— BEGIN Data lines —

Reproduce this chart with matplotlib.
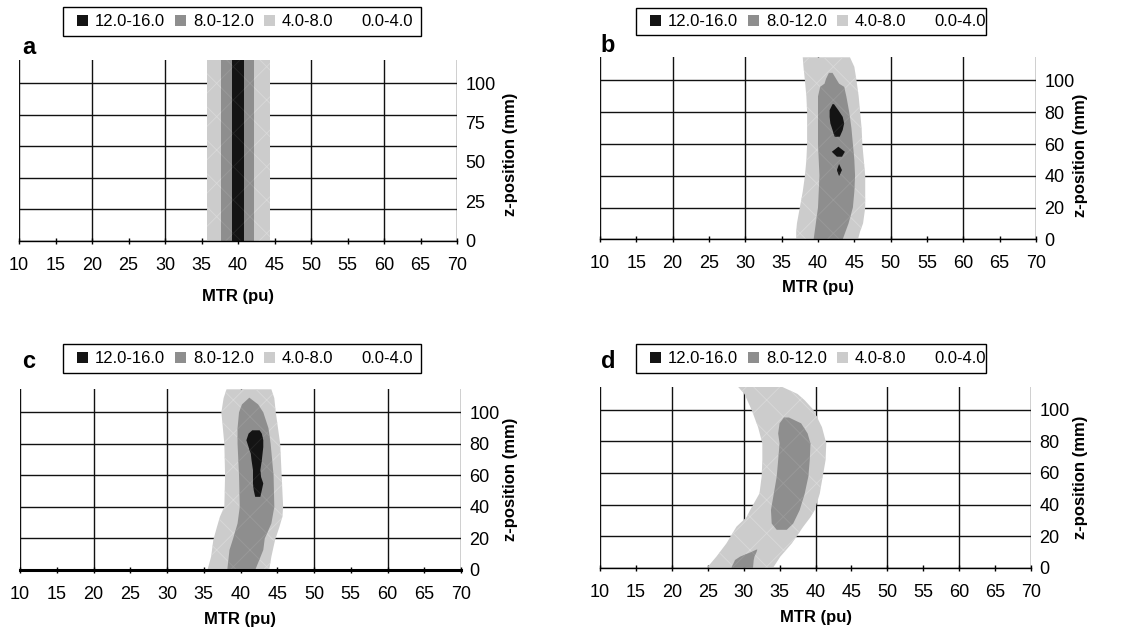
import numpy as np
import matplotlib
matplotlib.use('Agg')
import matplotlib.pyplot as plt
from matplotlib.patches import Patch, Rectangle

plt.rcParams['font.family'] = ['Liberation Sans', 'DejaVu Sans']
plt.rcParams['hatch.linewidth'] = 0.6

############### Legend / axis settings ###############
band_labels = ['12.0-16.0', '8.0-12.0', '4.0-8.0', '0.0-4.0']
band_colors = ['#141414', '#8e8e8e', '#cccccc', 'white']
hatch_colors = ['#262626', '#9a9a9a', '#d9d9d9']

mtr_ticks = list(range(10, 75, 5))
mtr_grid = list(range(10, 80, 10))
z_grid = [0, 20, 40, 60, 80, 100]
z_ticks_a = [0, 25, 50, 75, 100]
z_ticks = [0, 20, 40, 60, 80, 100]
z_top = 114.6

############### Panel a (band edges in MTR, per z-position) ###############
a_z = [0, 114.6]
a_light_l = [35.7, 35.7]
a_light_r = [44.35, 44.35]
a_mid_l = [37.7, 37.7]
a_mid_r = [42.2, 42.2]
a_dark_l = [39.2, 39.2]
a_dark_r = [40.8, 40.8]

############### Panel b ###############
b_light_z = [0, 5, 10, 20, 30, 40, 50, 60, 70, 80, 90, 100, 108.6, 114.6]
b_light_l = [37.0, 37.0, 37.1, 37.5, 37.9, 38.2, 38.4, 38.5, 38.5, 38.5, 38.4, 38.2, 38.0, 37.9]
b_light_r = [45.5, 45.8, 46.2, 46.5, 46.5, 46.5, 46.3, 46.1, 46.0, 45.8, 45.6, 45.3, 45.0, 44.4]
b_mid_z = [0, 10, 20, 30, 40, 50, 60, 70, 80, 90, 96, 98, 101, 104.8]
b_mid_l = [39.4, 39.7, 40.0, 40.1, 40.2, 40.1, 40.0, 40.0, 40.0, 40.0, 40.3, 40.9, 41.1, 41.5]
b_mid_r = [43.4, 44.2, 44.8, 45.0, 45.1, 45.0, 44.8, 44.6, 44.3, 43.9, 43.6, 42.9, 42.5, 42.0]
b_dark_z = [39.8, 43.6, 47.4, np.nan, 52.0, 55.1, 58.3, np.nan, 64.6, 68.8, 73.0, 77.1, 81.3, 85.1]
b_dark_l = [42.9, 42.6, 42.9, np.nan, 42.6, 41.9, 42.8, np.nan, 42.3, 42.0, 41.7, 41.6, 41.6, 42.0]
b_dark_r = [42.9, 43.3, 42.9, np.nan, 43.3, 43.7, 42.8, np.nan, 43.0, 43.4, 43.6, 43.4, 42.8, 42.2]

############### Panel c ###############
c_light_z = [0, 8.4, 19, 27.4, 33.8, 40, 60, 80, 90, 100, 109, 114.6]
c_light_l = [35.5, 36.0, 36.3, 36.8, 37.2, 37.8, 37.9, 37.8, 37.6, 37.4, 37.7, 38.1]
c_light_r = [43.9, 44.2, 44.7, 45.3, 45.7, 45.8, 45.6, 45.4, 45.1, 44.8, 44.6, 44.2]
c_mid_z = [0, 12.7, 20, 29.5, 40, 60, 80, 90, 100, 105, 109.3]
c_mid_l = [38.2, 38.5, 39.0, 39.6, 39.9, 39.8, 39.6, 39.6, 39.8, 40.2, 41.2]
c_mid_r = [42.0, 43.1, 43.3, 44.2, 44.6, 44.5, 44.1, 43.8, 43.1, 42.4, 41.2]
c_dark_z = [46.4, 50.6, 54.9, 59.0, 63.3, 69.6, 73.8, 78.0, 82.3, 86.5, 88.6]
c_dark_l = [42.0, 41.8, 41.7, 41.7, 41.7, 41.5, 41.4, 41.1, 40.8, 41.1, 41.6]
c_dark_r = [42.7, 42.9, 43.1, 42.8, 42.7, 42.9, 43.0, 43.1, 43.1, 42.9, 42.6]

############### Panel d ###############
d_light_z = [0, 7, 15.4, 26, 32, 36.5, 47, 57.6, 68, 78.7, 89, 100, 106, 110, 114.6]
d_light_l = [24.9, 26.2, 27.6, 29.0, 30.4, 30.9, 32.2, 32.5, 32.6, 32.6, 32.0, 31.1, 30.5, 30.1, 29.2]
d_light_r = [34.1, 35.1, 36.7, 38.3, 39.3, 39.9, 40.6, 41.0, 41.4, 41.5, 40.9, 39.7, 38.5, 37.5, 35.3]
d_mid_z = [0, 4.9, 7, 10, 11.5, np.nan, 24.0, 28, 36.5, 47, 57.6, 68, 78.7, 85, 91.4, 95.1]
d_mid_l = [28.3, 28.8, 29.5, 31.1, 31.8, np.nan, 34.6, 33.9, 33.8, 34.2, 34.6, 34.8, 35.0, 34.8, 35.0, 35.6]
d_mid_r = [31.3, 31.4, 31.5, 31.8, 31.9, np.nan, 36.0, 36.9, 37.8, 38.5, 39.0, 39.2, 39.3, 38.9, 38.0, 36.3]
d_dark_z = []
d_dark_l = []
d_dark_r = []

############### Layout (pixels -> figure fractions) ###############
W, H = 1144, 629


def px_rect(left, right, bottom, top):
    return [left / W, 1 - bottom / H, (right - left) / W, (bottom - top) / H]


fig = plt.figure(figsize=(W / 100, H / 100), dpi=100)


def draw_legend(frame, marker_x, center_y):
    x0, y0, x1, y1 = frame
    fig.patches.append(Rectangle((x0 / W, 1 - y1 / H), (x1 - x0) / W, (y1 - y0) / H,
                                 transform=fig.transFigure, facecolor='white',
                                 edgecolor='black', lw=1.0, zorder=1))
    handles = [Patch(facecolor=c, edgecolor='none') for c in band_colors]
    leg = fig.legend(handles, band_labels, loc='center left',
                     bbox_to_anchor=(marker_x / W, 1 - center_y / H),
                     ncol=4, frameon=False, fontsize=12, handlelength=0.66,
                     handleheight=0.66, handletextpad=0.42, columnspacing=0.6,
                     borderpad=0, borderaxespad=0)
    leg.set_zorder(2)


def draw_panel(rect, letter, letter_xy, bands, yticks, xlab_y, zlab_x, zlab_y, bottom_lw=1.0):
    ax = fig.add_axes(rect)
    for x in mtr_grid:
        ax.axvline(x, color='#111111', lw=1.0, zorder=1)
    for y in z_grid:
        ax.axhline(y, color='#111111', lw=1.0, zorder=1)

    colors = [band_colors[2], band_colors[1], band_colors[0]]
    hcols = [hatch_colors[2], hatch_colors[1], hatch_colors[0]]
    for (z, left, right), col, hc, zo in zip(bands, colors, hcols, [2, 3, 4]):
        if len(z) == 0:
            continue
        ax.fill_betweenx(np.array(z, dtype=float), np.array(left, dtype=float),
                         np.array(right, dtype=float), facecolor=col, edgecolor=hc,
                         hatch='x', lw=0, zorder=zo)

    ax.set_xlim(10, 70)
    ax.set_ylim(0, z_top)
    for s in ['top', 'left', 'right']:
        ax.spines[s].set_visible(False)
    ax.spines['bottom'].set_linewidth(bottom_lw)
    ax.spines['bottom'].set_zorder(6)

    ax.set_xticks(mtr_ticks)
    ax.tick_params(axis='x', direction='inout', length=5, width=1, labelsize=13, pad=9)
    ax.yaxis.tick_right()
    ax.set_yticks(yticks)
    ax.tick_params(axis='y', length=0, labelsize=13, pad=6)

    ax.text(0.5, xlab_y, 'MTR (pu)', transform=ax.transAxes, ha='center', va='top',
            fontsize=12, fontweight='bold')
    ax.text(zlab_x, zlab_y, 'z-position (mm)', transform=ax.transAxes, ha='center', va='center',
            rotation=90, fontsize=12, fontweight='bold')

    fig.text(letter_xy[0] / W, 1 - letter_xy[1] / H, letter, ha='center', va='center',
             fontsize=17, fontweight='bold')
    return ax


draw_panel(px_rect(19, 457, 240.7, 60), 'a', (29, 47),
           [(a_z, a_light_l, a_light_r), (a_z, a_mid_l, a_mid_r), (a_z, a_dark_l, a_dark_r)],
           z_ticks_a, -0.27, 1 + 53 / 438, 0.48)
draw_panel(px_rect(600, 1036, 239.3, 57.3), 'b', (608, 46),
           [(b_light_z, b_light_l, b_light_r), (b_mid_z, b_mid_l, b_mid_r), (b_dark_z, b_dark_l, b_dark_r)],
           z_ticks, -0.225, 1 + 44 / 436, 0.46)
draw_panel(px_rect(20, 461, 570, 389.3), 'c', (29, 362),
           [(c_light_z, c_light_l, c_light_r), (c_mid_z, c_mid_l, c_mid_r), (c_dark_z, c_dark_l, c_dark_r)],
           z_ticks, -0.23, 1 + 49 / 441, 0.5, bottom_lw=2.2)
draw_panel(px_rect(600, 1031, 567.7, 386.7), 'd', (608, 361),
           [(d_light_z, d_light_l, d_light_r), (d_mid_z, d_mid_l, d_mid_r), (d_dark_z, d_dark_l, d_dark_r)],
           z_ticks, -0.234, 1 + 49 / 431, 0.5)

draw_legend((62.7, 7.3, 421, 35.7), 77, 21.5)
draw_legend((636, 7.7, 986, 35.3), 650, 21.5)
draw_legend((62.7, 344.3, 421, 373.3), 77, 358.8)
draw_legend((636, 344, 986, 373), 650, 358.5)

fig.savefig('out.png', dpi=100)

— END Data lines —

Reproduce the material above exactly, first line through the line that contains "a_dark_r = [40.8, 40.8]", minus the pictures.

Reproduce this chart with matplotlib.
import numpy as np
import matplotlib
matplotlib.use('Agg')
import matplotlib.pyplot as plt
from matplotlib.patches import Patch, Rectangle

plt.rcParams['font.family'] = ['Liberation Sans', 'DejaVu Sans']
plt.rcParams['hatch.linewidth'] = 0.6

############### Legend / axis settings ###############
band_labels = ['12.0-16.0', '8.0-12.0', '4.0-8.0', '0.0-4.0']
band_colors = ['#141414', '#8e8e8e', '#cccccc', 'white']
hatch_colors = ['#262626', '#9a9a9a', '#d9d9d9']

mtr_ticks = list(range(10, 75, 5))
mtr_grid = list(range(10, 80, 10))
z_grid = [0, 20, 40, 60, 80, 100]
z_ticks_a = [0, 25, 50, 75, 100]
z_ticks = [0, 20, 40, 60, 80, 100]
z_top = 114.6

############### Panel a (band edges in MTR, per z-position) ###############
a_z = [0, 114.6]
a_light_l = [35.7, 35.7]
a_light_r = [44.35, 44.35]
a_mid_l = [37.7, 37.7]
a_mid_r = [42.2, 42.2]
a_dark_l = [39.2, 39.2]
a_dark_r = [40.8, 40.8]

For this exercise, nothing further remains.